Tonight is the last night I will spend in the home I grew up in. It is the only home I have any real memories. It is where I grew up in to the person I am today. I think it just hit me. I’m feeling very nostalgic. A little sad even.
This is the home that we moved to when I was 10 years old after finally being able to get away from my birth father. My mom made us a home in this house, where we felt safe. We never really felt safe before. It was our haven. Our mom was our hero.
It held me through my angry teen years. I was free to cry and hurt and smile and laugh. All those things happened a lot. This home was a secure place to come home to when I went off to college. I came back and forth while I figured myself out. I got married out of this home. Then almost ten years after I left, I moved back to this home with my family, preparing to bring Sofie home. Even though I got a lot of raised eyebrows, and felt some apprehension myself, about moving back to my childhood home and living so close to my mom, it has been one of the best decisions we ever made. This is the only real home Sofie has known. It is has been the safe haven for her, just as it was for me. She has blossomed here, just like my siblings and I did.

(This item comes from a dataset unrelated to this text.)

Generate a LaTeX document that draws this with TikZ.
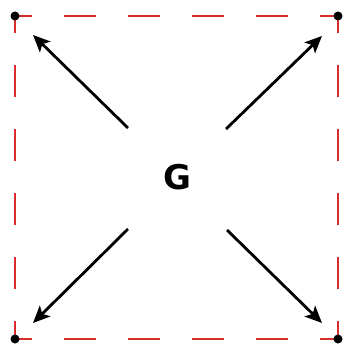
\documentclass[tikz,border=0pt]{standalone}
\usepackage{fontspec}
\setmainfont{DejaVu Sans}
\usetikzlibrary{arrows.meta}
\definecolor{edgered}{RGB}{215,45,45}
\tikzset{
  boxedge/.style={draw=edgered, line width=1.3pt, dash pattern=on 32pt off 32pt, dash phase=15pt},
  cornerdot/.style={fill=black, circle, inner sep=0pt, minimum size=9pt},
  bigarrow/.style={draw=black, line width=2.8pt, -{Stealth[length=17pt,width=15pt,inset=4pt]}},
  label/.style={font=\bfseries\fontsize{34}{34}\selectfont, inner sep=0pt}
}
\begin{document}
\begin{tikzpicture}[x=1pt,y=-1pt]
\useasboundingbox (0,0) rectangle (344,344);
\coordinate (tl) at (15,16);
\coordinate (tr) at (338,16);
\coordinate (bl) at (15,339);
\coordinate (br) at (338,339);
\draw[boxedge] (tl) -- (tr);
\draw[boxedge] (bl) -- (br);
\draw[boxedge] (tl) -- (bl);
\draw[boxedge] (tr) -- (br);
\node[cornerdot] (dtl) at (tl) {};
\node[cornerdot] (dtr) at (tr) {};
\node[cornerdot] (dbl) at (bl) {};
\node[cornerdot] (dbr) at (br) {};
\node[label] (g) at (177,177) {G};
\coordinate (s1) at (128,128);
\coordinate (s2) at (226,129);
\coordinate (s3) at (128,229);
\coordinate (s4) at (227,230);
\coordinate (t1) at (33,35);
\coordinate (t2) at (322,36);
\coordinate (t3) at (33,323);
\coordinate (t4) at (322,323);
\draw[bigarrow] (s1) -- (t1);
\draw[bigarrow] (s2) -- (t2);
\draw[bigarrow] (s3) -- (t3);
\draw[bigarrow] (s4) -- (t4);
\end{tikzpicture}
\end{document}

Now, we are leaving. I’m excited for the change. The new house is brand spankin’ new and laid out so much better. We are switching with my mom to be upstairs now so she won’t have any steps and the kids have a bit more room to run around. It is a beautiful house where I think we will spend many happy years. Our next baby will be welcomed home there. My girls will start school from there. I might even start to grow old there 🙂 We’ll see what life has for us. I hope this new house is as special to my kids as the one I’m leaving tomorrow is to me.
Think of my kids as we are transitioning. Livi frequently wakes up with nightmares when her world is not on routine. I don’t know how this move is going to affect Sofie either. She has already been hitting more often. I hope she doesn’t regress too much and takes comfort in us, rather than her surroundings. Moves are hard on everyone, but I am concerned for my kids. Pray for all of us.